Jason Simon explains how Russia’s invasion of Ukraine may impact cryptocurrency

Between the night of Monday, February 23, and the early morning of Tuesday, February 24, Russia deployed its troops and began attacks against Ukraine. This situation has generated worldwide geopolitical and economic consequences, including the fall of the stock market, in which cryptocurrencies were not left out of the bag. Jason Simon, an expert in volatile markets, explains how this war between the two countries affects cryptocurrencies.

In the case of Bitcoin (BTC), the world’s most powerful cryptocurrency, its price was affected in such a way that it suffered the sharpest drop in the last month, remaining at $34,337, thus decreasing by 8.5%. Meanwhile, Ethereum (ETH) was also impacted and fell by 12%, thus settling at $2,301. Other cryptocurrencies fell, as well.

In addition to the reaction from the financial and crypto markets, likewise, a number of prominent figures in the crypto community spoke out in the face of the Russian invasion of Ukraine. “Fu** War,” wrote Barry Silbert, CEO of Digital Currency Group, the largest digital asset management firm in the US.

For his part, Simon has indicated that “the fall of cryptocurrencies because of the Russia-Ukraine war, proves that they are assets of large variations, risky investments, largely because of their greater integration with global financial markets, which makes them move like other risky assets.”

Before the opening of the stock markets, the S&P 500 index had concluded lower this Wednesday 23, while BTC maintained a strong coupling with traditional stocks. The performance of gold, which had been on the rise since February, contrasts with the performance of BTC, which has continued to decline in recent days. The reaction of BTC on the Ukraine-Russia conflict would not be in line with the narrative that proclaims the first cryptocurrency as digital gold.

At the same time, the precious metal, which recorded a decline in its appreciation of 6% in 2021, has responded in line with the expectations of investors, who seek in this a safe haven asset in the face of the uncertainty caused by the war conflict in Eastern Europe.
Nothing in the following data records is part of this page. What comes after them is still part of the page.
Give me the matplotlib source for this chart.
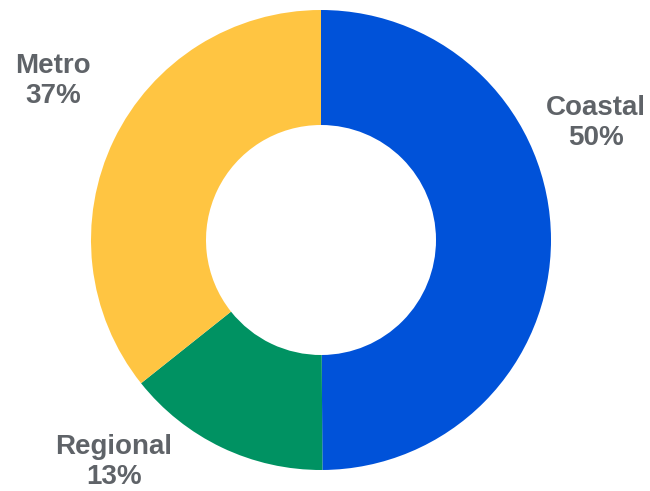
import matplotlib
matplotlib.use("Agg")
import matplotlib.pyplot as plt

# shares, labels as printed on the chart
regions = ["Coastal", "Regional", "Metro"]
shares = [49.9, 14.4, 35.7]
pct_labels = ["50%", "13%", "37%"]
colors = ["#0052D9", "#009262", "#FFC542"]

# label anchor points (data units, radius = 1)
label_pos = [(1.196, 0.51), (-0.9, -0.965), (-1.165, 0.69)]

plt.rcParams['font.family'] = ['Liberation Sans', 'DejaVu Sans']

fig = plt.figure(figsize=(6.5, 4.91), dpi=100)
ax = fig.add_axes([0, 0, 1, 1])

ax.pie(shares, colors=colors, startangle=90, counterclock=False,
       radius=1.0, wedgeprops=dict(width=0.5, linewidth=0))

for name, pct, (x, y) in zip(regions, pct_labels, label_pos):
    ax.text(x, y, name + "\n" + pct, ha='center', va='center',
            fontsize=20, fontweight='bold', color='#5F6368',
            linespacing=1.2)

ax.set_aspect('auto')
ax.set_xlim(-321 / 230, (650 - 321) / 230)
ax.set_ylim(-251 / 230, 240 / 230)
ax.axis('off')

fig.savefig("out.png", dpi=100)
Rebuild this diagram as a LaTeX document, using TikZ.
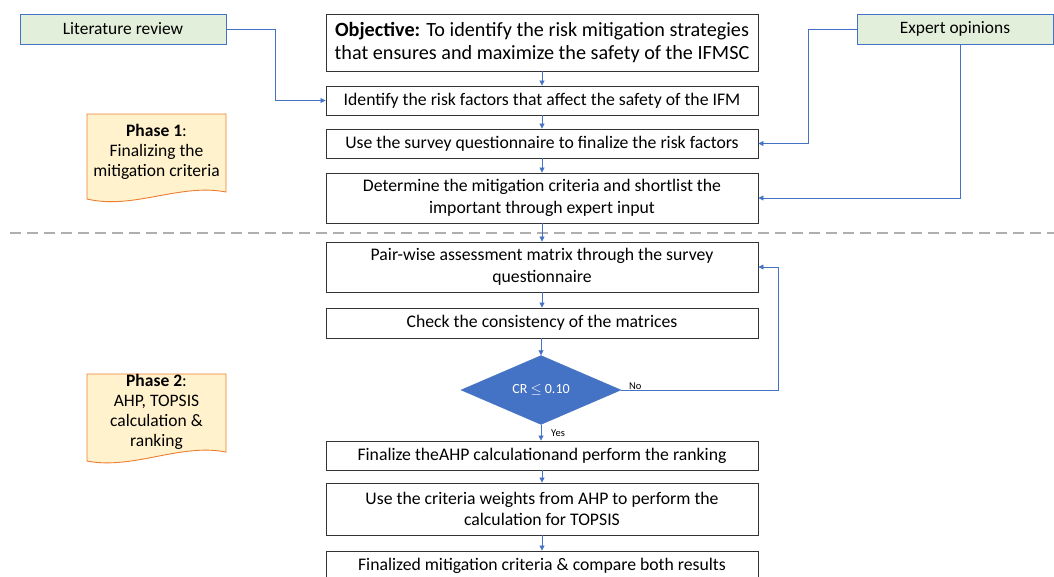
\documentclass[tikz,border=0pt]{standalone}
\usepackage{fontspec}
\setmainfont{Carlito}
\usetikzlibrary{arrows.meta,shapes.geometric}
\definecolor{blu}{RGB}{68,114,196}
\definecolor{grn}{RGB}{226,239,218}
\definecolor{notefill}{RGB}{255,242,204}
\definecolor{noteline}{RGB}{237,125,49}
\definecolor{sepgray}{RGB}{175,175,175}
\tikzset{
  box/.style={draw=black!80, line width=0.9pt, fill=white, minimum width=432pt, inner sep=2pt, align=center, font=\fontsize{17.7}{21.5}\selectfont},
  src/.style={draw=blu, line width=0.9pt, fill=grn, minimum height=30pt, inner sep=2pt, font=\fontsize{17.4}{20}\selectfont},
  conn/.style={draw=blu, line width=0.8pt, -{Triangle[length=5pt,width=5pt]}},
  note/.style={draw=noteline, line width=0.9pt, fill=notefill},
  notetext/.style={align=center, font=\fontsize{17.5}{20}\selectfont},
  lab/.style={font=\fontsize{10.5}{12}\selectfont, inner sep=0pt},
}
\begin{document}
\begin{tikzpicture}[x=1pt,y=-1pt]
\useasboundingbox (0,0) rectangle (1054,576);
\clip (0,0) rectangle (1054,576);
% separator
\draw[sepgray, line width=2.5pt, dash pattern=on 10.5pt off 6.5pt] (10,233) -- (1054,233);
% sources
\node[src, minimum width=206pt] (lit) at (123,29) {Literature review};
\node[src, minimum width=196pt] (exp) at (955,29) {Expert opinions};
% main boxes
\node[box, minimum height=57pt, font=\fontsize{20.2}{23}\selectfont] (obj) at (542,42.5) {\textbf{Objective:} To identify the risk mitigation strategies\\that ensures and maximize the safety of the IFMSC};
\node[box, minimum height=29pt] (idf) at (542,100.5) {Identify the risk factors that affect the safety of the IFM};
\node[box, minimum height=29pt] (use) at (542,143.5) {Use the survey questionnaire to finalize the risk factors};
\node[box, minimum height=50pt] (det) at (542,198) {Determine the mitigation criteria and shortlist the\\important through expert input};
\node[box, minimum height=50pt] (pair) at (542,267) {Pair-wise assessment matrix through the survey\\questionnaire};
\node[box, minimum height=30pt] (chk) at (542,323) {Check the consistency of the matrices};
\node[diamond, fill=blu, draw=blu, inner sep=0pt, aspect=2.3, minimum width=160pt, minimum height=69pt, text=white, font=\fontsize{14}{16}\selectfont] (cr) at (541,390) {CR $\leq$ 0.10};
\node[box, minimum height=29pt] (fin) at (542,455.5) {Finalize theAHP calculationand perform the ranking};
\node[box, minimum height=52pt] (wts) at (542,509) {Use the criteria weights from AHP to perform the\\calculation for TOPSIS};
\node[box, minimum height=30pt] (last) at (542,566) {Finalized mitigation criteria \& compare both results};
% phase notes
\draw[note] (87,114) -- (226,114) -- (226,192) .. controls (180,183) and (133,210) .. (87,199) -- cycle;
\node[notetext] (ph1) at (156.5,152) {\textbf{Phase 1}:\\Finalizing the\\mitigation criteria};
\draw[note] (87,374) -- (226,374) -- (226,452) .. controls (180,443) and (133,470) .. (87,461) -- cycle;
\node[notetext] (ph2) at (156.5,411.5) {\textbf{Phase 2}:\\AHP, TOPSIS\\calculation \&\\ranking};
% flow
\draw[conn] (obj) -- (idf);
\draw[conn] (idf) -- (use);
\draw[conn] (use) -- (det);
\draw[conn] (det) -- (pair);
\draw[conn] (pair) -- (chk);
\draw[conn] (chk.south -| cr.north) -- (cr.north);
\draw[conn] (cr.south) -- (cr.south |- fin.north);
\draw[conn] (fin) -- (wts);
\draw[conn] (wts) -- (last);
% side connectors
\coordinate (l1) at (275,100.5);
\draw[conn] (lit.east) -| (l1) -- (idf.west);
\coordinate (e1) at (808,143.5);
\draw[conn] (exp.west) -| (e1) -- (use.east);
\coordinate (e2) at (960,198);
\draw[conn] (exp.south -| e2) -- (e2) -- (det.east);
\coordinate (n1) at (778,267);
\draw[conn] (cr.east) -| (n1) -- (pair.east);
\node[lab, anchor=west] (no) at (629,386) {No};
\node[lab, anchor=west] (yes) at (551,433) {Yes};
\end{tikzpicture}
\end{document}
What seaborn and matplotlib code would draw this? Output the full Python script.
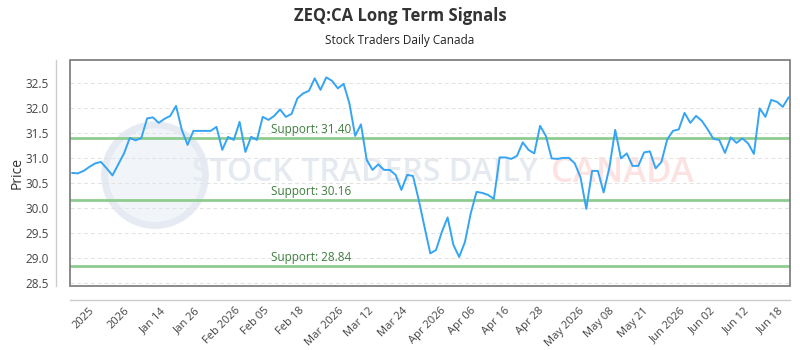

“Even with BTC’s close coupling to traditional assets, its performance for investors over the medium to long term has been far superior,” Simon points out. “Earlier this year, an analysis revealed that while the S&P 500 index had appreciated 30% by 2021, bitcoin achieved 63% appreciation, i.e., more than double that of conventional assets.”

On the other hand, in the case of ETH, experts suggest that the digital asset will not be able to break the $2,700 barrier and will be stuck for several weeks in that range. According to Simon, the war conflict between Ukraine and Russia is the main factor in the instability in the crypto market, which also transcends to other markets such as Wall Street.

But, to the surprise of many, BTC has a special role in the Ukrainian war: volunteer groups and separatists in Ukraine are funding themselves through cryptocurrencies such as BTC. Simon conducted research and found that “the war in Ukraine is being crowdfunded with cryptocurrencies.”

“Crypto funds are being used to equip the Ukrainian military and fund cyberattacks against Russia. Crypto donations to these groups increased by more than 900% in 2021,” Simon reported.

Meanwhile, as to what will happen in the coming days with the value of these assets, it is still improbable to make predictions, as it will depend on the development of the war, among other factors.